■ **Material**:
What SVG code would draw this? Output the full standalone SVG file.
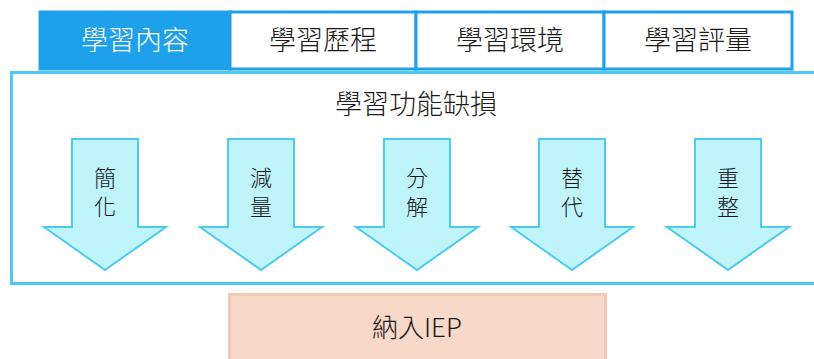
<svg xmlns="http://www.w3.org/2000/svg" width="814" height="359" viewBox="0 0 814 359">
<style>
.tab{fill:#ffffff;stroke:#1ea0ea;stroke-width:3}
.tabA{fill:#1ea0ea;stroke:#1ea0ea;stroke-width:3}
.t{font-family:"Noto Sans CJK TC","Noto Sans CJK SC",sans-serif;font-weight:300;text-anchor:middle;fill:#1a1a1a}
.arrow{fill:#bff4fb;stroke:#4ccaf2;stroke-width:2}
</style>
<defs>
<path id="arr" d="M-33,139 H33 V227 H61 L0,270 L-61,227 H-33 Z"/>
</defs>
<g id="tabs">
<g id="tab1"><rect class="tabA" x="40" y="12" width="190" height="57"/><text class="t" x="135" y="50" font-size="27" style="fill:#ffffff">學習內容</text></g>
<g id="tab2"><rect class="tab" x="230" y="12" width="186" height="57"/><text class="t" x="323" y="50" font-size="27">學習歷程</text></g>
<g id="tab3"><rect class="tab" x="416" y="12" width="188" height="57"/><text class="t" x="510" y="50" font-size="27">學習環境</text></g>
<g id="tab4"><rect class="tab" x="604" y="12" width="188" height="57"/><text class="t" x="698" y="50" font-size="27">學習評量</text></g>
</g>
<g id="main">
<rect x="11.5" y="72.5" width="812" height="211" fill="#ffffff" stroke="#4ccaf2" stroke-width="3"/>
<text class="t" x="416" y="114" font-size="27">學習功能缺損</text>
</g>
<g id="arrows">
<g id="a1"><use href="#arr" class="arrow" transform="translate(105,0)"/><text class="t" x="105" y="186" font-size="22">簡</text><text class="t" x="105" y="215" font-size="22">化</text></g>
<g id="a2"><use href="#arr" class="arrow" transform="translate(261,0)"/><text class="t" x="261" y="186" font-size="22">減</text><text class="t" x="261" y="215" font-size="22">量</text></g>
<g id="a3"><use href="#arr" class="arrow" transform="translate(417,0)"/><text class="t" x="417" y="186" font-size="22">分</text><text class="t" x="417" y="215" font-size="22">解</text></g>
<g id="a4"><use href="#arr" class="arrow" transform="translate(572,0)"/><text class="t" x="572" y="186" font-size="22">替</text><text class="t" x="572" y="215" font-size="22">代</text></g>
<g id="a5"><use href="#arr" class="arrow" transform="translate(728,0)"/><text class="t" x="728" y="186" font-size="22">重</text><text class="t" x="728" y="215" font-size="22">整</text></g>
</g>
<g id="iep">
<rect x="229.5" y="294.5" width="376" height="70" fill="#f8d8c8" stroke="#f4c8b4" stroke-width="3"/>
<text class="t" x="417" y="337" font-size="26">納入IEP</text>
</g>
</svg>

■ **Aim of the exercise**:
Your task is an exact transcription of all the data, minus the pictures.

■ **Right answer**:
What SVG code would draw this? Output the full standalone SVG file.
<svg xmlns="http://www.w3.org/2000/svg" width="814" height="359" viewBox="0 0 814 359">
<style>
.tab{fill:#ffffff;stroke:#1ea0ea;stroke-width:3}
.tabA{fill:#1ea0ea;stroke:#1ea0ea;stroke-width:3}
.t{font-family:"Noto Sans CJK TC","Noto Sans CJK SC",sans-serif;font-weight:300;text-anchor:middle;fill:#1a1a1a}
.arrow{fill:#bff4fb;stroke:#4ccaf2;stroke-width:2}
</style>
<defs>
<path id="arr" d="M-33,139 H33 V227 H61 L0,270 L-61,227 H-33 Z"/>
</defs>
<g id="tabs">
<g id="tab1"><rect class="tabA" x="40" y="12" width="190" height="57"/><text class="t" x="135" y="50" font-size="27" style="fill:#ffffff">學習內容</text></g>
<g id="tab2"><rect class="tab" x="230" y="12" width="186" height="57"/><text class="t" x="323" y="50" font-size="27">學習歷程</text></g>
<g id="tab3"><rect class="tab" x="416" y="12" width="188" height="57"/><text class="t" x="510" y="50" font-size="27">學習環境</text></g>
<g id="tab4"><rect class="tab" x="604" y="12" width="188" height="57"/><text class="t" x="698" y="50" font-size="27">學習評量</text></g>
</g>
<g id="main">
<rect x="11.5" y="72.5" width="812" height="211" fill="#ffffff" stroke="#4ccaf2" stroke-width="3"/>
<text class="t" x="416" y="114" font-size="27">學習功能缺損</text>
</g>
<g id="arrows">
<g id="a1"><use href="#arr" class="arrow" transform="translate(105,0)"/><text class="t" x="105" y="186" font-size="22">簡</text><text class="t" x="105" y="215" font-size="22">化</text></g>
<g id="a2"><use href="#arr" class="arrow" transform="translate(261,0)"/><text class="t" x="261" y="186" font-size="22">減</text><text class="t" x="261" y="215" font-size="22">量</text></g>
<g id="a3"><use href="#arr" class="arrow" transform="translate(417,0)"/><text class="t" x="417" y="186" font-size="22">分</text><text class="t" x="417" y="215" font-size="22">解</text></g>
<g id="a4"><use href="#arr" class="arrow" transform="translate(572,0)"/><text class="t" x="572" y="186" font-size="22">替</text><text class="t" x="572" y="215" font-size="22">代</text></g>
<g id="a5"><use href="#arr" class="arrow" transform="translate(728,0)"/><text class="t" x="728" y="186" font-size="22">重</text><text class="t" x="728" y="215" font-size="22">整</text></g>
</g>
<g id="iep">
<rect x="229.5" y="294.5" width="376" height="70" fill="#f8d8c8" stroke="#f4c8b4" stroke-width="3"/>
<text class="t" x="417" y="337" font-size="26">納入IEP</text>
</g>
</svg>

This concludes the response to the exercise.